Menos um, vivas!
Por Mariana Moreira
Os olhos embaçados de tristeza camuflam a vergonha que lhe contagia e tremula o corpo.
Logo cedo ele finca espaço na porta do supermercado e, com gesto acanhado, estende a mão, suja de sofrimento e fome, apelando a caridade e solidariedade em troca de uns minguados ovos ou pães para aliviar, minimamente, as barrigas famintas da família que, há dias, vem sobrevivendo muito mais da teimosia do que do alimento.
A indiferença de muitos o torna invisível a olhos e empatia de tantos. Outros, com desdém, lhes dirige frases agressivas: “vagabundo, preguiçoso, escória”. No peito um coração aflito se contrai de dor e sofrimento. A imagem dos filhos, pequenos, com olhos espichados nos apelos de pão, lhe turva a alma. Uma lagrima escoteira sulca seu rosto e embaça o que ainda lhe sobra de dignidade. Sente-se um farrapo humano, roto, esgaçado, inanimado.
E, mais uma vez estende a mão em apelo a caridade e solidariedade que, ainda pequeno, lhes fora ensinada, em prosas de catecismo, como marcas indeléveis dos humanos. Lhe povoa lembranças da carrocinha de lanches que ele manobrava pelas ruas da cidade, garantindo as condições mínimas de sobrevivência familiar. A carrocinha que lhes fora subtraída pelo argumento de ser potencial foco de contaminação da pandemia. Uma subtração barganhada com a promessa de auxílios que, envoltos na burocracia e incompetência governamental, nunca se concretizou.

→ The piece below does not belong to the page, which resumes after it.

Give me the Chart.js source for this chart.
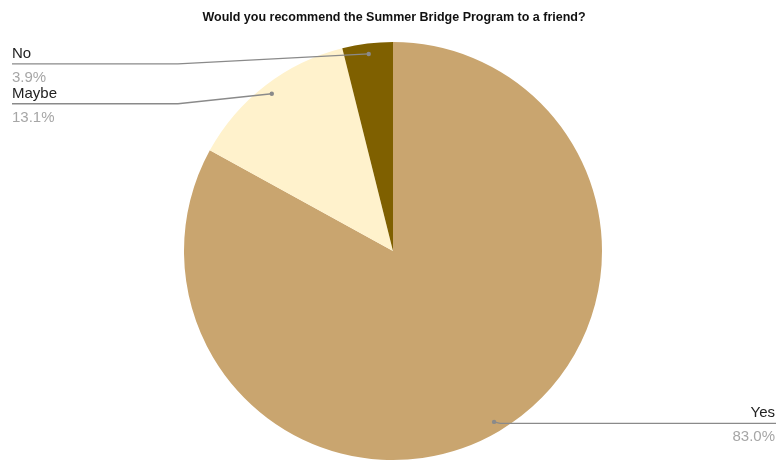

E, mais uma vez, estende a mão num derradeiro gesto de humanidade. Balbucia tênues apelos que se perdem no turbilhão da pressa dos fregueses que, acelerados pelas atribuições cotidianas, se despem da mínima capacidade de enxergar o outro. Muitos, cristãos fervorosos, não enxergam nas mãos e lábios trêmulos daquele pedinte a representação do Cristo a recomendar: “o que fizerdes ao menor dos meus irmãos é a mim que fazes”.
E o derradeiro fiapo de esperança se dissipa no redemoinho da indiferença. Cabisbaixo, agitando pela angustia que entristece corpo e alma, volta para a família. Os filhos, pequenos reclamam da fome. A mulher, contagiada pelo sofrimento, lhe envolve em um abraço de membros magrelos e secos de vida. Apenas o calor do gesto lhes indica o que ainda teima em existir de traços de humanidade.
E nada mais sobra.
À tarde, em um canto de rua, uma árvore que, nos últimos tempos, com recorrência, lhes servira de casa e abrigo, registra um corpo inerte, sem vida, agitado pelo vento, pendido de um dos seus galhos.
Ora, o que importa. Mais um que se vai e um a menos a comprometer o déficit público.